● **TASK DESCRIPTION**:
Give the count of lines containing the string "seaborn", with no other output.

● **MATERIAL PROVIDED**:
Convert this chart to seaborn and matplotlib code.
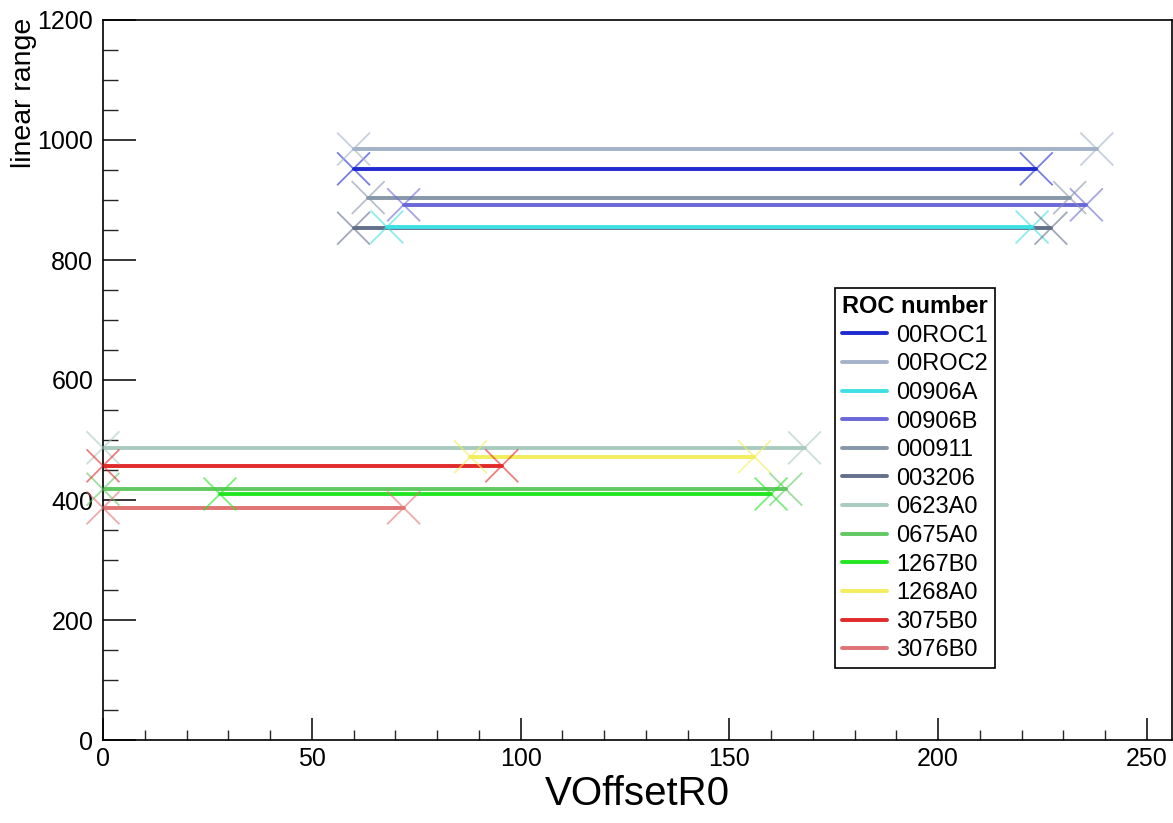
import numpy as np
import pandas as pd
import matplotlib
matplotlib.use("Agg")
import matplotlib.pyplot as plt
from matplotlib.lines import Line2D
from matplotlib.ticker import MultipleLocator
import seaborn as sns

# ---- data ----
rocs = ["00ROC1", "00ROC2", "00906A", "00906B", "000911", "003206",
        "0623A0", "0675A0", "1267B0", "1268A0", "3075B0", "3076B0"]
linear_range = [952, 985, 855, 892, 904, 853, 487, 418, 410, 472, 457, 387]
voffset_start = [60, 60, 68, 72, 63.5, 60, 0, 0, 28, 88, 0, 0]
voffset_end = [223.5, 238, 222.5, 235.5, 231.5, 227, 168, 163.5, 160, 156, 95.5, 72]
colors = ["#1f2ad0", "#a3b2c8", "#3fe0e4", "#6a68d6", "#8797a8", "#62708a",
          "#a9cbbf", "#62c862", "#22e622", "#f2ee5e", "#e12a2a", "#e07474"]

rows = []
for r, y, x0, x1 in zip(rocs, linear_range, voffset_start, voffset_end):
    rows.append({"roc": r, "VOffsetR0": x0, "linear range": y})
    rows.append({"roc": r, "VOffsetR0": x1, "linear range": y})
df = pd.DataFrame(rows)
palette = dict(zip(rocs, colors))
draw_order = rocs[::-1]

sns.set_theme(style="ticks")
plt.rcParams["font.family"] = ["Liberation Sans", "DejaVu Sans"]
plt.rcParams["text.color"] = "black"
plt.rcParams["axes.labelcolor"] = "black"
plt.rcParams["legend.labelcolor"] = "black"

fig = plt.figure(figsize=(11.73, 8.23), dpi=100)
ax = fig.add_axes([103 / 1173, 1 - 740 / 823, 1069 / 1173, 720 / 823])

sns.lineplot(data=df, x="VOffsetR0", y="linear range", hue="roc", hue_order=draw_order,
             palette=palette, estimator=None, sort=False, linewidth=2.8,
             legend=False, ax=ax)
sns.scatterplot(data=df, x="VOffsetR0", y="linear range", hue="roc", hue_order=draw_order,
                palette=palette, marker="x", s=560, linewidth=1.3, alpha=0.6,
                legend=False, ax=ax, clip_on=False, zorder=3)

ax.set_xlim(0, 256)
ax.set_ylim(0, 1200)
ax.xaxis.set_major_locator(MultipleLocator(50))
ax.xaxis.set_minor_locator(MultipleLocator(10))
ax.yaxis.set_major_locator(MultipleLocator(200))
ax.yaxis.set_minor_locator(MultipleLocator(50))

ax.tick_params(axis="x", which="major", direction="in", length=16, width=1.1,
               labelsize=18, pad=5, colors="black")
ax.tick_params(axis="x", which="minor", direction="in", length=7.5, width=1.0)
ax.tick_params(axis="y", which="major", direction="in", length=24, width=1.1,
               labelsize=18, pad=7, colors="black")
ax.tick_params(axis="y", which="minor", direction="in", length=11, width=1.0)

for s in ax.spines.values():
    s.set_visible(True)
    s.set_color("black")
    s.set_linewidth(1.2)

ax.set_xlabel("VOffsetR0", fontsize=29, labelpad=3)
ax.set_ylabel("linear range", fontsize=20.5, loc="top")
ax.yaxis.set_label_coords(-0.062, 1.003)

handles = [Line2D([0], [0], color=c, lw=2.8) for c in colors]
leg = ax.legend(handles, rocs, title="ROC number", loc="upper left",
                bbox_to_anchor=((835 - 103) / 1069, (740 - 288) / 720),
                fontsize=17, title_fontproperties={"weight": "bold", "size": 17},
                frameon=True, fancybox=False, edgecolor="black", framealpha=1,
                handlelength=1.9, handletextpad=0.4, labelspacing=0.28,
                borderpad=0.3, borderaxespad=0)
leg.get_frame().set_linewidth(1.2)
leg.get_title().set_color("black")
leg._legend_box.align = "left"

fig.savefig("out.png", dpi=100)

● **RESULT OF THIS EXERCISE**:
2